**REQUIREMENT**
State only how many lines contain the string "matplotlib".

**DATA LISTING**
(begin)
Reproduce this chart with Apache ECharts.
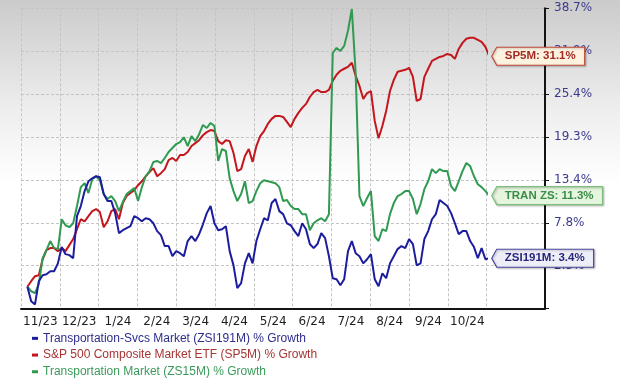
(end)
(begin)
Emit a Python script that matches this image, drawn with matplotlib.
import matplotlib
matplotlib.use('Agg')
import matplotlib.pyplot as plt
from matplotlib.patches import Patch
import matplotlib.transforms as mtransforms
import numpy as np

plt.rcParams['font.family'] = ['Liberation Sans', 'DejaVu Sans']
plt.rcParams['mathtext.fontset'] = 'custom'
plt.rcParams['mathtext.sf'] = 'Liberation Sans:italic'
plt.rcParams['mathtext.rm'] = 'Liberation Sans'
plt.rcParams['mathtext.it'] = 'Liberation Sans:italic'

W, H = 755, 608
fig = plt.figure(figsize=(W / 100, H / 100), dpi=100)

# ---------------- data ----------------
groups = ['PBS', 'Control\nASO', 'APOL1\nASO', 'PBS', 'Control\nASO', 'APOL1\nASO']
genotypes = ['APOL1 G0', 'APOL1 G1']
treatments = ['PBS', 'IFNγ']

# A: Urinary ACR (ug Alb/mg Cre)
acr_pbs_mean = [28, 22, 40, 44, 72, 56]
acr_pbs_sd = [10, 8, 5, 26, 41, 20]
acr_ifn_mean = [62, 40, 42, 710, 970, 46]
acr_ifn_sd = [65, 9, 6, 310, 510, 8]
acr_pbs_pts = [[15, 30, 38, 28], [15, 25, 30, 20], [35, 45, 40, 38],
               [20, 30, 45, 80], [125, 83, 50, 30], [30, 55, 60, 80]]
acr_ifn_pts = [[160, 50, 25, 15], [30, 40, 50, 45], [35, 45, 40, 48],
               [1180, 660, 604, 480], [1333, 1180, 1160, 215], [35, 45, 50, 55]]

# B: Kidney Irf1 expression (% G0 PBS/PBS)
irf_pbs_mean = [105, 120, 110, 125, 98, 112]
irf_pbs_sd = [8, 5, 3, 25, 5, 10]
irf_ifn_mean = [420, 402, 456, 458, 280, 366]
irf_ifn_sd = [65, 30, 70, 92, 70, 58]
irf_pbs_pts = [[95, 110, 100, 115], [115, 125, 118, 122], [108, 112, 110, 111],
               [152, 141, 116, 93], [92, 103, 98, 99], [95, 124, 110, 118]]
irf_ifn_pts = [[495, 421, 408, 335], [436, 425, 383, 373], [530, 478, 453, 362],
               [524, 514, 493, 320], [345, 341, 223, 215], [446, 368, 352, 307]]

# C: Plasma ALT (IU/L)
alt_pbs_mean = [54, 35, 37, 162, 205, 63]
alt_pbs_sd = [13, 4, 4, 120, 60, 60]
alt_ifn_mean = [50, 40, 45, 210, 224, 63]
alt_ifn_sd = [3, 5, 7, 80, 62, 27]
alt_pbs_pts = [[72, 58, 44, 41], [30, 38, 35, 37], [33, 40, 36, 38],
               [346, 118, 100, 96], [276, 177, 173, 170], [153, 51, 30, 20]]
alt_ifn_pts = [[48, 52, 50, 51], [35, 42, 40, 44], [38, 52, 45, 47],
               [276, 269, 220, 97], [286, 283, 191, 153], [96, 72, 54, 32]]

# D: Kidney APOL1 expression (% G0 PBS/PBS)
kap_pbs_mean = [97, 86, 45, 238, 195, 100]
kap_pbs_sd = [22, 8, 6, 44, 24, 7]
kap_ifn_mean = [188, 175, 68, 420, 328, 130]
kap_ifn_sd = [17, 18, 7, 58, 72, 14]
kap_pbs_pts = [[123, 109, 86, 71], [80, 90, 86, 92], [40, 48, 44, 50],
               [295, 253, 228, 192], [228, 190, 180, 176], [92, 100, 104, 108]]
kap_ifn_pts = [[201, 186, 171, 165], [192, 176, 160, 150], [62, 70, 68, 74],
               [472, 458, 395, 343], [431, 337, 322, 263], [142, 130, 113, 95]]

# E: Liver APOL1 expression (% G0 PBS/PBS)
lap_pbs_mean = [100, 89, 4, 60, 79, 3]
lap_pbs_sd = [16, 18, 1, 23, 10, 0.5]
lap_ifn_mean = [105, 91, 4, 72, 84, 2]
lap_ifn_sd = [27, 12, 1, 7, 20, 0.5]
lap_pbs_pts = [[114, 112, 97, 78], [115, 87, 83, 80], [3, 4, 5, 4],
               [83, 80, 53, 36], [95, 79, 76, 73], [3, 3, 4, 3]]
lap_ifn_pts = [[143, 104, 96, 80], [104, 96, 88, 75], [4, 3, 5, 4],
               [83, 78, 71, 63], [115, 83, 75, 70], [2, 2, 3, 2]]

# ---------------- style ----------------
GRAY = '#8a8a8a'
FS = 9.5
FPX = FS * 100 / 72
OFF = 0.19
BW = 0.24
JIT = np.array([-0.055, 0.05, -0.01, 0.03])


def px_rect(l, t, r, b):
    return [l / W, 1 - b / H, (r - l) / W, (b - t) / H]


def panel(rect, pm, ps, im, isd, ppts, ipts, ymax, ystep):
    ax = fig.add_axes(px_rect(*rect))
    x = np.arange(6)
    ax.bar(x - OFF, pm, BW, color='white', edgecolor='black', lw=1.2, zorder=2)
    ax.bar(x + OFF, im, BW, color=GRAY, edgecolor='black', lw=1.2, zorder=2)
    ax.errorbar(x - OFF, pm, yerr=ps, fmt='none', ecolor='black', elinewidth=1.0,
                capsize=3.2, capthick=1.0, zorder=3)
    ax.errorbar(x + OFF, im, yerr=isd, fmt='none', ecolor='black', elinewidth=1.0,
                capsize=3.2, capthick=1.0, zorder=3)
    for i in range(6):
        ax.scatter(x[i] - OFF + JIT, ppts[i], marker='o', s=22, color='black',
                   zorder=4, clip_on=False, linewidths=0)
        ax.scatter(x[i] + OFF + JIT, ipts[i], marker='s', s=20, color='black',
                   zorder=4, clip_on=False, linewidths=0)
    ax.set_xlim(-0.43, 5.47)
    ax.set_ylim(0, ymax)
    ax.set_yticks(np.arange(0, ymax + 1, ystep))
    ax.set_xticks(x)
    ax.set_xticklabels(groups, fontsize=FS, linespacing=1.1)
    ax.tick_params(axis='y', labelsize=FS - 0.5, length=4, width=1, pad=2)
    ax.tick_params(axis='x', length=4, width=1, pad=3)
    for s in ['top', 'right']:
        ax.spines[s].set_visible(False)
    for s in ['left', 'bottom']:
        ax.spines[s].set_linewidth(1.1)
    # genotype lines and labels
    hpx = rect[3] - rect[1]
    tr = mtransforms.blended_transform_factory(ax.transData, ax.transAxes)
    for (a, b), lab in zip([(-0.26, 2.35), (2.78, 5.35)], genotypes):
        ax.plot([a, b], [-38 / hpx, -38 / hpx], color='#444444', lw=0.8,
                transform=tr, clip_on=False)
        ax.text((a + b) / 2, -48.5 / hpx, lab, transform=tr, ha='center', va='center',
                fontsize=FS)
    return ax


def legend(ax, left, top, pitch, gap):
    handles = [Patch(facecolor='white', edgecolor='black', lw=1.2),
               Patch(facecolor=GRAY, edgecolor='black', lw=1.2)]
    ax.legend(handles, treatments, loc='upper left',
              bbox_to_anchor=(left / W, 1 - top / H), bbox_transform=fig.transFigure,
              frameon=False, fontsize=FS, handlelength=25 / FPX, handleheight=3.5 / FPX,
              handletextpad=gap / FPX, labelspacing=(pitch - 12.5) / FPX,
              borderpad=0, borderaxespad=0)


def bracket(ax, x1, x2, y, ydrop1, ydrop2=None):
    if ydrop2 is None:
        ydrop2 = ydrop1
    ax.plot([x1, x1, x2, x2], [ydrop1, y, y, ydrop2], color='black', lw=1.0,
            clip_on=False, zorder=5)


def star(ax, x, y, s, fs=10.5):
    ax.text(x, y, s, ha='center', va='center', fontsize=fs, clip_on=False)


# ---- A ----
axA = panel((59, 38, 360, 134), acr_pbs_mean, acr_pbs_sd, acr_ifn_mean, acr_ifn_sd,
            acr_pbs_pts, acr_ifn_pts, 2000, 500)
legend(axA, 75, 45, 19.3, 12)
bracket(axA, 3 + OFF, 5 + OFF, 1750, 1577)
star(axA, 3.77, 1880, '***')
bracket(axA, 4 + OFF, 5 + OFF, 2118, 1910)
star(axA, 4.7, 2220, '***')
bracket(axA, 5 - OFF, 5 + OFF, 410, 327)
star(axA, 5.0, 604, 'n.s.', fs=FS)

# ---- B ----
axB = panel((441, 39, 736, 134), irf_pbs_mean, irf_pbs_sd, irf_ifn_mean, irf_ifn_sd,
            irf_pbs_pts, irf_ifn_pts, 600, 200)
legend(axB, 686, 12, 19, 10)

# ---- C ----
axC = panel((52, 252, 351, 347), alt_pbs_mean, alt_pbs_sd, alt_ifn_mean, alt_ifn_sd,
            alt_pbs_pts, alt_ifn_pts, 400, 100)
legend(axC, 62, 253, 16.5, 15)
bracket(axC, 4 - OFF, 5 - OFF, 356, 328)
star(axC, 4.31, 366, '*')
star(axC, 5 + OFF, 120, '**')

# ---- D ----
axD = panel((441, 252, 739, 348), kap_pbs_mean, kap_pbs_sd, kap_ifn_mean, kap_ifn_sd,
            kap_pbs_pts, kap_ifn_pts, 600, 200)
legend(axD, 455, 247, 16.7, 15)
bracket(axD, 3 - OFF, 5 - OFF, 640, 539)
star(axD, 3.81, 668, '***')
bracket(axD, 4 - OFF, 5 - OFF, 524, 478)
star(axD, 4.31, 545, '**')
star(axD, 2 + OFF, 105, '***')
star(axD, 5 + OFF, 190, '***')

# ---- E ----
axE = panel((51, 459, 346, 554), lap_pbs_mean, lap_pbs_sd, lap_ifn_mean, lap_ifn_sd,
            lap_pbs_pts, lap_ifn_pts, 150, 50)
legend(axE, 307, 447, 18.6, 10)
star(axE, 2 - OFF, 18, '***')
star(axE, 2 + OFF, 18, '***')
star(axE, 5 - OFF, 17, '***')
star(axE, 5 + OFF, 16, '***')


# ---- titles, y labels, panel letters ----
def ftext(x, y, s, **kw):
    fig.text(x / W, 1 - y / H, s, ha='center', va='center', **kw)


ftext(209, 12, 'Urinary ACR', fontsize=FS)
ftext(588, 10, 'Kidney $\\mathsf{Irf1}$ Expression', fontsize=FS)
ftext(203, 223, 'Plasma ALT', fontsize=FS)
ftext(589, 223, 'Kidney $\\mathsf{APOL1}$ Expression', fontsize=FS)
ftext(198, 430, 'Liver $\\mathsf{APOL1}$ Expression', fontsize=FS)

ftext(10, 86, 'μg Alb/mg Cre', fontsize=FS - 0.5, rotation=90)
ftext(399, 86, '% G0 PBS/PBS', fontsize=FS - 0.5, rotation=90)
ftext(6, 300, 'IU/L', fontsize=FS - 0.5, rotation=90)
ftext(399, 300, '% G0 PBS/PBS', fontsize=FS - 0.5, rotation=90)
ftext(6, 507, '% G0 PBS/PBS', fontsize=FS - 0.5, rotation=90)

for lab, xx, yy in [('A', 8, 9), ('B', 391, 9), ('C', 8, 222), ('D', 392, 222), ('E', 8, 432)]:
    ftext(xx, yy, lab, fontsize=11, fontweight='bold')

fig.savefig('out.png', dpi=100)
(end)
**TASK OUTPUT**
6